Part of this problem could be addressed by persisting the randomly-generated FURL so that each node's IntroducerClient? would have the same name each time. (I'm not convinced this is the right approach for this issue; independent of that I think this sort of persistence is an important pattern that I want Foolscap to provide convenient access to). If we had that, then the client would get the same FURL each time, and the other nodes could only keep trying to connect to a single object per Tub instead of lots of them.

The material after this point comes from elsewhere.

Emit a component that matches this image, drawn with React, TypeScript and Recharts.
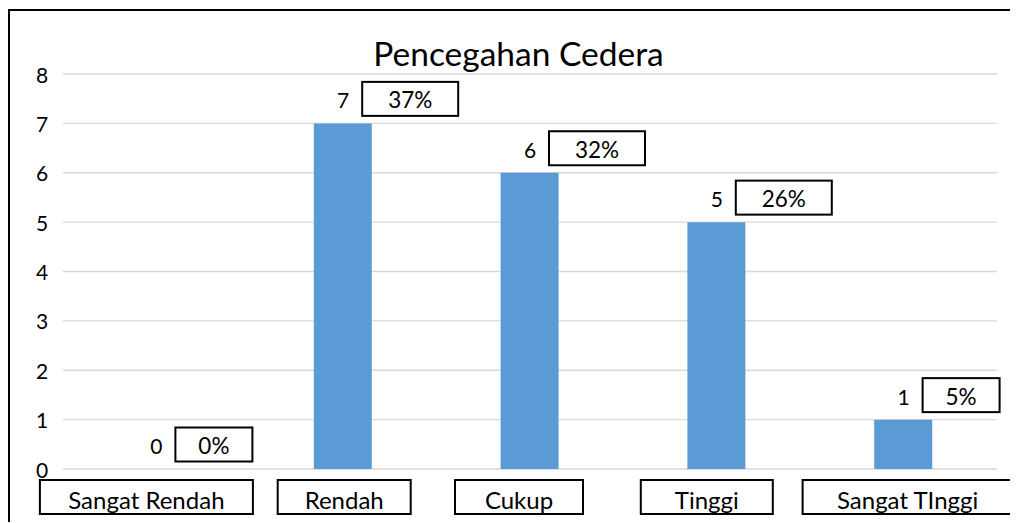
import React from "react";
import { ComposedChart, Bar, Line, XAxis, YAxis, CartesianGrid, LabelList } from "recharts";

const categories = ["Sangat Rendah", "Rendah", "Cukup", "Tinggi", "Sangat TInggi"];
const counts = [0, 7, 6, 5, 1];
const percentLabels = ["0%", "37%", "32%", "26%", "5%"];
const yTicks = [0, 1, 2, 3, 4, 5, 6, 7, 8];
const title = "Pencegahan Cedera";

// annotation box styling (Excel hand-placed text boxes)
const tickBoxWidths = [213, 133, 128, 132, 210];
const tickBoxShift = [-10, 1, -11, -10, 4];

const data = categories.map((c, i) => ({ name: c, value: counts[i], pct: percentLabels[i] }));

const FONT = "Lato, 'Open Sans', sans-serif";

const CategoryTick = (props: any) => {
  const { x, y, payload, index } = props;
  const w = tickBoxWidths[index] ?? 130;
  const cx = x + (tickBoxShift[index] ?? 0);
  const top = y + 11;
  return (
    <g>
      <rect x={cx - w / 2} y={top} width={w} height={34} fill="#fff" stroke="#000" strokeWidth={2} />
      <text x={cx} y={top + 19} textAnchor="middle" dominantBaseline="central" fontSize={24} fontFamily={FONT} fill="#000">
        {payload.value}
      </text>
    </g>
  );
};

const YTick = (props: any) => {
  const { y, payload } = props;
  return (
    <text x={34} y={y} textAnchor="middle" dominantBaseline="central" fontSize={21} fontFamily={FONT} fill="#000">
      {payload.value}
    </text>
  );
};

const PointLabel = (props: any) => {
  const { x, y, value } = props;
  const index = categories.indexOf(value);
  if (index < 0) return null;
  const cx = x;
  const cy = y - 24.5;
  const pct = percentLabels[index];
  const bw = 39 + 19 * pct.length;
  const left = cx + 19;
  return (
    <g>
      <text x={cx} y={cy + 1} textAnchor="middle" dominantBaseline="central" fontSize={21} fontFamily={FONT} fill="#000">
        {counts[index]}
      </text>
      <rect x={left} y={cy - 17} width={bw} height={34} fill="#fff" stroke="#000" strokeWidth={2} />
      <text x={left + bw / 2} y={cy + 1} textAnchor="middle" dominantBaseline="central" fontSize={22.5} fontFamily={FONT} fill="#000">
        {pct}
      </text>
    </g>
  );
};

export default function App() {
  return (
    <div style={{ position: "relative", width: 1010, height: 515, boxSizing: "border-box" }}>
      <div
        style={{
          position: "absolute",
          left: -0.5,
          top: 1,
          width: 1010,
          height: 513,
          borderLeft: "2.5px solid #000",
          borderTop: "2.5px solid #000",
          boxSizing: "border-box",
        }}
      />
      <div style={{ position: "absolute", left: 0, top: 0 }}>
        <ComposedChart width={1010} height={515} data={data} margin={{ top: 66, right: 21, left: 0, bottom: 0 }}>
          <CartesianGrid horizontal vertical={false} stroke="#d9d9d9" strokeWidth={1.3} />
          <XAxis
            dataKey="name"
            height={54}
            axisLine={false}
            tickLine={false}
            tickSize={0}
            tickMargin={0}
            interval={0}
            tick={<CategoryTick />}
          />
          <YAxis
            width={55}
            domain={[0, 8]}
            ticks={yTicks}
            axisLine={false}
            tickLine={false}
            tick={<YTick />}
            interval={0}
          />
          <Bar dataKey="value" fill="#5b9bd5" barSize={58} isAnimationActive={false} />
          <Line
            dataKey="value"
            stroke="none"
            dot={false}
            activeDot={false}
            legendType="none"
            isAnimationActive={false}
          >
            <LabelList dataKey="name" content={<PointLabel />} />
          </Line>
          <text x={510.5} y={45} textAnchor="middle" dominantBaseline="central" fontSize={33.5} fontFamily={FONT} fill="#000">
            {title}
          </text>
        </ComposedChart>
      </div>
    </div>
  );
}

This would still treat nodes that are no longer in contact with the Introducer as being active, however, which doesn't match what our v1 specs call for, and will cause 1 connection attempt per hour per active peer for each of the IP addresses that have been used by nodes in the past.

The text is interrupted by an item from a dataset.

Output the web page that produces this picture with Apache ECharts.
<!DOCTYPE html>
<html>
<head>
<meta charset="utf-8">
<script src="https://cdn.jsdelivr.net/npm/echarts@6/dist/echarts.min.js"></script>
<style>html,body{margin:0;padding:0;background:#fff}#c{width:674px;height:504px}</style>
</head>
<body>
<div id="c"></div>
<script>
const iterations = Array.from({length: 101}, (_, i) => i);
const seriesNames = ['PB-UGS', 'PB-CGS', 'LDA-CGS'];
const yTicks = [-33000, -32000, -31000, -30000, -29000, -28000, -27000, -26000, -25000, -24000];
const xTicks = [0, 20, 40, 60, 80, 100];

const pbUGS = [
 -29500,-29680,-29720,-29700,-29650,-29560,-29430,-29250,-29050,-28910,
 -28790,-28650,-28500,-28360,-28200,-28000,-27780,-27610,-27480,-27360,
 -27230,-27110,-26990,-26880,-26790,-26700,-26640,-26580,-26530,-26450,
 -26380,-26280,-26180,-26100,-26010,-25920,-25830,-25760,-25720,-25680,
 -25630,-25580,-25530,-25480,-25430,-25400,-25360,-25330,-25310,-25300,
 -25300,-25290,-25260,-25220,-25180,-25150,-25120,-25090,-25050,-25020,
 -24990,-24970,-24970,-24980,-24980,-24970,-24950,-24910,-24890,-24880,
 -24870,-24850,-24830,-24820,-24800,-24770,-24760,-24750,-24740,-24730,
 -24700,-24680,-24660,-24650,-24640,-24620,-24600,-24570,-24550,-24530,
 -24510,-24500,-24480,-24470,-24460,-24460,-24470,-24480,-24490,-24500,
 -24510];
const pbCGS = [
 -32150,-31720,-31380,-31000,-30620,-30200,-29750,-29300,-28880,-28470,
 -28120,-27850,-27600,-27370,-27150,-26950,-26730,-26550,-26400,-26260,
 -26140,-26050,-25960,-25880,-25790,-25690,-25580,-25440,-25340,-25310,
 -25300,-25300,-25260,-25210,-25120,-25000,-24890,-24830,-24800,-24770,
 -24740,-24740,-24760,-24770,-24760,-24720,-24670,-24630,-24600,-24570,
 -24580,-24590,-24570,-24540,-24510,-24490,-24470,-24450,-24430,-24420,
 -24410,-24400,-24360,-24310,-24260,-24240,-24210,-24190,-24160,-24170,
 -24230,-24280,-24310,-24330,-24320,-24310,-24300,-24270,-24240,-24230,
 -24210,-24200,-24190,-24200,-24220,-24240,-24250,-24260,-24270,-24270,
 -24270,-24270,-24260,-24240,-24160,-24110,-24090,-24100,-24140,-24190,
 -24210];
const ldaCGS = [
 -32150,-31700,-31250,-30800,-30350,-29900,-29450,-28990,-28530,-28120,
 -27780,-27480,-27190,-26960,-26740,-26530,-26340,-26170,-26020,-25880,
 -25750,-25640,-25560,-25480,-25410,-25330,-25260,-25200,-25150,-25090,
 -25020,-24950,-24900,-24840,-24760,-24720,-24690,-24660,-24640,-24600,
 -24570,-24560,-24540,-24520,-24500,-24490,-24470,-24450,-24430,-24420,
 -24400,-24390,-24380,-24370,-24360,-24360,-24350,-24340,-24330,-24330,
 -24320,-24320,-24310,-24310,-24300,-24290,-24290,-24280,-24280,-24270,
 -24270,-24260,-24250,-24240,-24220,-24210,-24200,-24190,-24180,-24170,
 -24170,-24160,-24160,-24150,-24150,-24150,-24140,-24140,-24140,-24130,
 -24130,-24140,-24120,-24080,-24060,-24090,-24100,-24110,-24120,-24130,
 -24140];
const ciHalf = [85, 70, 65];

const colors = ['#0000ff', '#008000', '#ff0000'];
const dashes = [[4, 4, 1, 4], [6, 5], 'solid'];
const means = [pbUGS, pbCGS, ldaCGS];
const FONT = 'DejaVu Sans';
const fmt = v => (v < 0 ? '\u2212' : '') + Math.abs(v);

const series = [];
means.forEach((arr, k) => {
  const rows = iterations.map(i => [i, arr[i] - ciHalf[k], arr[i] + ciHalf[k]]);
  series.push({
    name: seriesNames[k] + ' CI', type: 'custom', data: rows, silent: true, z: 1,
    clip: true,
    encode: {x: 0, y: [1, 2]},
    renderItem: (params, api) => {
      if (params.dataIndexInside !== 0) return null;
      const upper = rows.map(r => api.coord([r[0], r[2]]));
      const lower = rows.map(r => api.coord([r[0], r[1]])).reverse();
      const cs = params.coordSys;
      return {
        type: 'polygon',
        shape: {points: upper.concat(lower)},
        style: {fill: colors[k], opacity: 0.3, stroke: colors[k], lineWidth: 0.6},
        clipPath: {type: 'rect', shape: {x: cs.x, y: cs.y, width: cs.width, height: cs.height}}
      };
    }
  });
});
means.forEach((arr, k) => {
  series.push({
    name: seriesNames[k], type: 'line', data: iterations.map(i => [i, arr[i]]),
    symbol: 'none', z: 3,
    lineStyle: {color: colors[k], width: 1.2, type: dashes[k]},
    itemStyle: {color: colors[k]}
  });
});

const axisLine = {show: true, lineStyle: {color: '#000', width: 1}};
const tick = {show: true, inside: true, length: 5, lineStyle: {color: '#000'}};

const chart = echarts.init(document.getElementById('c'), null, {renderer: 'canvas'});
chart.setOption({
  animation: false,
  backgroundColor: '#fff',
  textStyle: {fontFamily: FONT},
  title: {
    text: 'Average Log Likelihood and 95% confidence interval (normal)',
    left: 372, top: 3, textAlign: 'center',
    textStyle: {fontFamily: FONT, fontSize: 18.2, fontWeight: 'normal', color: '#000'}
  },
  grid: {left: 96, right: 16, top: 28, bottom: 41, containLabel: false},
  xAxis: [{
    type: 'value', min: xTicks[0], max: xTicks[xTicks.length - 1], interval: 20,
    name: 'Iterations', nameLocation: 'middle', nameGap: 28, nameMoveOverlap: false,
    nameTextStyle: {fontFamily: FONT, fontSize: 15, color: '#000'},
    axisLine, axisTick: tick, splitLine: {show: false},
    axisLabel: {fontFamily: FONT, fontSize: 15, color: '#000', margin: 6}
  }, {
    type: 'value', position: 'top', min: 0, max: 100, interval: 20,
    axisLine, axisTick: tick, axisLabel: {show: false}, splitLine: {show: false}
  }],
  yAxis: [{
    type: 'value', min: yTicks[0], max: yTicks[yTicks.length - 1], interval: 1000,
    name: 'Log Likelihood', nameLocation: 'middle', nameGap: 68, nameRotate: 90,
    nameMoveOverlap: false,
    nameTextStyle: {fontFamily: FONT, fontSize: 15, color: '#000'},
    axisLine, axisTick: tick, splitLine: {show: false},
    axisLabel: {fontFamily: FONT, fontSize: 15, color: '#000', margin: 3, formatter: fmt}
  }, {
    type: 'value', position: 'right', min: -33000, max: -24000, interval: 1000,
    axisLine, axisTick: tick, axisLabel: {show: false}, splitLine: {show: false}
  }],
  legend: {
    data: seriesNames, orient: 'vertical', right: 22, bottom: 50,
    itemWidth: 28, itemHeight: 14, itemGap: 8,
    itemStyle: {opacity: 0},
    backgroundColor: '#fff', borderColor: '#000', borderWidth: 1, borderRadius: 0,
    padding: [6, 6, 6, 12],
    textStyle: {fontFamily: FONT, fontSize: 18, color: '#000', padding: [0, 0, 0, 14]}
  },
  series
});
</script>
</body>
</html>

comment:7 Changed at 2007-05-09T18:39:47Z by warner
I've rolled back the lost_peers change pending further discussion.
comment:8 Changed at 2007-05-09T18:50:00Z by zooko
Chatting with Brian on the phone.
A better way to describe this problem is "#4: wasted effort (on both initiator and recipient) trying to use a connection which you know can never succeed".
The annoying logging is also very important -- we want to improve logging. We want to add ways to control what gets logged and the way it gets logged, and it also important to reduce false-positives in the log so as to facilitate effective use of the logs.

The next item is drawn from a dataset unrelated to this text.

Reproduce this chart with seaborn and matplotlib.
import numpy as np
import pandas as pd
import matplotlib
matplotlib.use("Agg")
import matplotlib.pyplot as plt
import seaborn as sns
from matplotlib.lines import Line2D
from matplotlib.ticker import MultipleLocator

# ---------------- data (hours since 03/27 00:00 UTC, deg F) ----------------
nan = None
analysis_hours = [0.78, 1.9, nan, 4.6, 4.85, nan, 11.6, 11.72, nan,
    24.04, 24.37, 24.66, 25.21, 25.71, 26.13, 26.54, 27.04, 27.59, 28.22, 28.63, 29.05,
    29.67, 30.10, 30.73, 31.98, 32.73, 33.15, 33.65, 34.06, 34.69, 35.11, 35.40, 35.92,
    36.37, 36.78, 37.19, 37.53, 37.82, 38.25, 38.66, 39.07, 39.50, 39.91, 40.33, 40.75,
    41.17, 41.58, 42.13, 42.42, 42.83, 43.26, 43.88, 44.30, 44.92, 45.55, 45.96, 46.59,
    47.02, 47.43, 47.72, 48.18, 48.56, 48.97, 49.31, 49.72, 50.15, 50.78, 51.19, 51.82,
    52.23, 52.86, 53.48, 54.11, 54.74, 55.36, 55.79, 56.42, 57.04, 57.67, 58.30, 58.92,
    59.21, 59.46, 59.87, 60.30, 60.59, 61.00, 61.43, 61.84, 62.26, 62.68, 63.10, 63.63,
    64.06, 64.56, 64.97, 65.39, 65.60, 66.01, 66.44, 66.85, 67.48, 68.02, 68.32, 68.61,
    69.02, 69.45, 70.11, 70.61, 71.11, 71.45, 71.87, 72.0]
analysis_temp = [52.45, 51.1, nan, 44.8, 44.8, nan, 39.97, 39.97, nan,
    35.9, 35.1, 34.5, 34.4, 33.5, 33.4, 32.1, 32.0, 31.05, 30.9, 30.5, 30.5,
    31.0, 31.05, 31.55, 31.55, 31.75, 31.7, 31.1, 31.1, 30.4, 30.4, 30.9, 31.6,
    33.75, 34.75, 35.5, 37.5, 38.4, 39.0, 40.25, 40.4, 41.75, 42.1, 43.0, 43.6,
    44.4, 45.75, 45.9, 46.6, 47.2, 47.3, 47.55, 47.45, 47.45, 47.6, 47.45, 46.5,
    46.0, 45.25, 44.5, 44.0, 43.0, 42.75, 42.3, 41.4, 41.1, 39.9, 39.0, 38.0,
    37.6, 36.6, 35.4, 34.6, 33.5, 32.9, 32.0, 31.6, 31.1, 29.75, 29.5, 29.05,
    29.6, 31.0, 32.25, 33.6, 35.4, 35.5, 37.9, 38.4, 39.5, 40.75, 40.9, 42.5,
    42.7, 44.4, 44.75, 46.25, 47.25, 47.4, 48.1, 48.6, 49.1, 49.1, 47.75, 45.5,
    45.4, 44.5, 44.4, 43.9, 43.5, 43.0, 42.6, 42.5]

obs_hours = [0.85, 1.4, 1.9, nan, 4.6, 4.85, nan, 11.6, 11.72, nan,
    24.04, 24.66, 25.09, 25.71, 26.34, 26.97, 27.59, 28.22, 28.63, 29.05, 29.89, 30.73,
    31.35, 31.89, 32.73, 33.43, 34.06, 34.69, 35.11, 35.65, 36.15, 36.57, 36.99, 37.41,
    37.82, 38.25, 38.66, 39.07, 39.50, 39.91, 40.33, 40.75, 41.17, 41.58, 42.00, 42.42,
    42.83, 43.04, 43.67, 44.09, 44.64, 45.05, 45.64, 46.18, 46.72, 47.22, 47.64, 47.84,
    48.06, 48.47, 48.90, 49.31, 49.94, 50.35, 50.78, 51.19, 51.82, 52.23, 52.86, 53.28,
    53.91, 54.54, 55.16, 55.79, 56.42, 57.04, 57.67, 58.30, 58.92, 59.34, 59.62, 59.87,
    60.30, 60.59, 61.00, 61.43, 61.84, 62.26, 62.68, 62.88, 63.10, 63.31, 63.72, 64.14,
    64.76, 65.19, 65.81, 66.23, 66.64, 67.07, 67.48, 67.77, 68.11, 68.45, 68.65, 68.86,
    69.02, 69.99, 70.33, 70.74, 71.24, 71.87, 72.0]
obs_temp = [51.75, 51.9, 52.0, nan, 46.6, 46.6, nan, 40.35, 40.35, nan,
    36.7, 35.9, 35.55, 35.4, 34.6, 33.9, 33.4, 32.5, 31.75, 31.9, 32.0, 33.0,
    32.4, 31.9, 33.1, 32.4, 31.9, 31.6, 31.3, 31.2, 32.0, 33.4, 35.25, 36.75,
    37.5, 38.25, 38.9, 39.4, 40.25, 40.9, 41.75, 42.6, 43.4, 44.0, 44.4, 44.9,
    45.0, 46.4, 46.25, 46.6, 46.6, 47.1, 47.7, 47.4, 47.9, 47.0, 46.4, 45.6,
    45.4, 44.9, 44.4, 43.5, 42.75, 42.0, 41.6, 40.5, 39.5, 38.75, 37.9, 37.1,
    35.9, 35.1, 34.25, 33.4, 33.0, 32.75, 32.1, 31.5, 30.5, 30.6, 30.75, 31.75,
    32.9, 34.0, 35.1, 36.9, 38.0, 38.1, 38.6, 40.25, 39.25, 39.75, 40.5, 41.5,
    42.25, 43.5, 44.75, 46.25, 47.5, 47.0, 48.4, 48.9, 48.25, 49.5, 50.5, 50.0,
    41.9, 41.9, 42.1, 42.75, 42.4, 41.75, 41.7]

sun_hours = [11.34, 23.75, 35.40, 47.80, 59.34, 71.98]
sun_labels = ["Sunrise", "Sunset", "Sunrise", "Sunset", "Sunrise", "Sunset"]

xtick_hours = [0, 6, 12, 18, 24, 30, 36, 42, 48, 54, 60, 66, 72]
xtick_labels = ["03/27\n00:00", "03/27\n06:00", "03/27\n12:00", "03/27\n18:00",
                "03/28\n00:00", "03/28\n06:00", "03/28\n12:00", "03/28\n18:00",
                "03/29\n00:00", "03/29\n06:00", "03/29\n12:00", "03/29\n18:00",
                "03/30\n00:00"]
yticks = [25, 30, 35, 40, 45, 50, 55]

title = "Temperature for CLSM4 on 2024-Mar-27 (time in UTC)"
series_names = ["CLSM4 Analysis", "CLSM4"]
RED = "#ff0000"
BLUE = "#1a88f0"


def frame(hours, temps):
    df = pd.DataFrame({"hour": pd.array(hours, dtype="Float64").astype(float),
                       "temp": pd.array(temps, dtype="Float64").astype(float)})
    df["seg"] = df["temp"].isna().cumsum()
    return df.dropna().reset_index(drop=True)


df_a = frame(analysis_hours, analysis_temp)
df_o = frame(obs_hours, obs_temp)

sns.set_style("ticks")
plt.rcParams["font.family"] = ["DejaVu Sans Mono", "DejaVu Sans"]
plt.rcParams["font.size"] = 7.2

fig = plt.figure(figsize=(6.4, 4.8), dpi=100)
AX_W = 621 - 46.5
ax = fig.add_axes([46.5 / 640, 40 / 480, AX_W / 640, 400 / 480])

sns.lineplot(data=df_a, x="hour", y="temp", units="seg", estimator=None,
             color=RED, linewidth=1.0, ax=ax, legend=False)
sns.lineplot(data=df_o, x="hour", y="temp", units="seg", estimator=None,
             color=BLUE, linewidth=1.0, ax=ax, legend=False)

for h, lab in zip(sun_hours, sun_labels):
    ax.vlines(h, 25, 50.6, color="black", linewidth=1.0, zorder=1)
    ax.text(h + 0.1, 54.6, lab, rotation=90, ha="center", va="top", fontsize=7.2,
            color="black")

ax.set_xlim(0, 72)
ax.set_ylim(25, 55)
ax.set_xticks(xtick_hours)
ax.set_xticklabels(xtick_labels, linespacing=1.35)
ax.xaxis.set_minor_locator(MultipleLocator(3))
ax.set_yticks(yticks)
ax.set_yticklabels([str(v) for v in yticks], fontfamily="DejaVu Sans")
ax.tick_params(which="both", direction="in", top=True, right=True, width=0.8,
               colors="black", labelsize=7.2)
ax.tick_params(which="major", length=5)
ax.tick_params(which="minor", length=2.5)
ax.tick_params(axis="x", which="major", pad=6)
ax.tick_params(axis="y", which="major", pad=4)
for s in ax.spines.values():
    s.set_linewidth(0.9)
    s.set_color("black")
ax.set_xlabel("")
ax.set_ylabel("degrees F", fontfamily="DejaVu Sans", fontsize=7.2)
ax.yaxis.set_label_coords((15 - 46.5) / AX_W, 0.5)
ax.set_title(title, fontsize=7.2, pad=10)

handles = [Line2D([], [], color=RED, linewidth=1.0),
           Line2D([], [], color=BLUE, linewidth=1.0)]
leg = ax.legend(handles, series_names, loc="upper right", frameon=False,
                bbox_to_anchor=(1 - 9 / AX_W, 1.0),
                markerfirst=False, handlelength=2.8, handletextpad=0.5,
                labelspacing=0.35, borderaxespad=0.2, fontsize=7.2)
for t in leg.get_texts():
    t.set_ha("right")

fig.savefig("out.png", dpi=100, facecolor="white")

The centralized introducer is an implementation expedience -- the long term goal is to reduce and eliminate such points of centralization.
Restating my original list of possible problems that we might want to solve:
1. False alarms in log. 2. Wasted effort trying to connect and failing. 3. Wasted effort trying to connect on a channel which has been superceded by a "better" channel. 4. Wasted effort trying to connect on a channel which you know can never succeed.
We'll get back to this when Brian has more design bandwidth. For the moment we're leaving ugly log messages and wasted effort in place.
comment:9 Changed at 2007-06-07T19:02:57Z by warner
Zooko and I chatted a bit, and we've settled on a short-term (0.2.1) fix: just persist the IntroducerClient?'s swissnumbers. That will get rid of the noise from clients who restart (and would thus change their furls). It will leave the noise from clients who shut down and never restart, but I think that's less of an issue.
One datapoint:
- the testnet machines are emitting 300kB of logs per day, with no user activity. This is entirely a result of these wasted connections
Zooko is concerned about inadvertently adding (one might say "introducing") centralization to our architecture. Giving the Introducer the ability to forcibly disconnect peers turns it from an Introducer into a Dictator-Of-Who-Gets-To-Be-In-The-Mesh, and if we actually want that, it should be explicit and distinct. There are several reasons for wanting to create "private" meshes, but these will be implemented with membership credentials rather than by trying to control introduction.
The next connection-management milestone will be updated to specify that the Introducer exists to improve peer-discovery, but the mesh should not be dependent upon it. In particular, if the Introducer goes away, all existing connections should continue to work, and nodes should maintain their own independent decisions about which peers are useful to connect to and which are not. Eventually we want the mesh to grow via peer-learned gossip and reduce our dependence upon the Introducer until it goes away completely or only exists to bootstrap the network.
comment:10 Changed at 2007-08-14T18:53:15Z by warner
- Component changed from code to code-network
comment:11 Changed at 2007-09-25T04:18:16Z by zooko
- Milestone set to undecided
- Version set to 0.6.0
comment:12 Changed at 2009-12-13T04:03:44Z by davidsarah
- Keywords availability introducer scalability added
comment:13 Changed at 2010-12-16T00:57:28Z by davidsarah
- Keywords performance added
comment:14 Changed at 2012-06-12T22:56:04Z by warner
- Resolution set to fixed
- Status changed from reopened to closed
The "short term fix" has been in place successfully for 5 years now, and is working fine. Nodes use stable FURLs, so the only deadwood/noise is from nodes that have left for good. Until clients remember servers independently of the Introducer, occasional reboots will clear out dead announcements (specifically: after the node leaves, after the next Introducer reboot, then after the following client reboot, the client will no longer attempt to contact the missing node).
When clients are modified to remember servers on their own (as part of the #68 distributed-introduction work), they should include some timeouts, so nodes that haven't been heard from in any form (gossip/introduction or actual connection) can be forgotten.
I checked the code, and the introducer does indeed forget about peers that go away, but it does not tell anyone about their loss.
I think we need to add a 'lost_peers' method next to the existing 'new_peers' one. It should take a set of FURLs that are no longer in the mesh. The IntroducerClient? should shut down any reconnector they have for a FURL that appears in a 'lost_peers' message.
The fact that the introducer sends these out in a strict order means (I believe) that the new_peers/lost_peers messages for a given FURL should be strictly interleaved: no add/add/lost/lost situations. I think that makes this safe from races.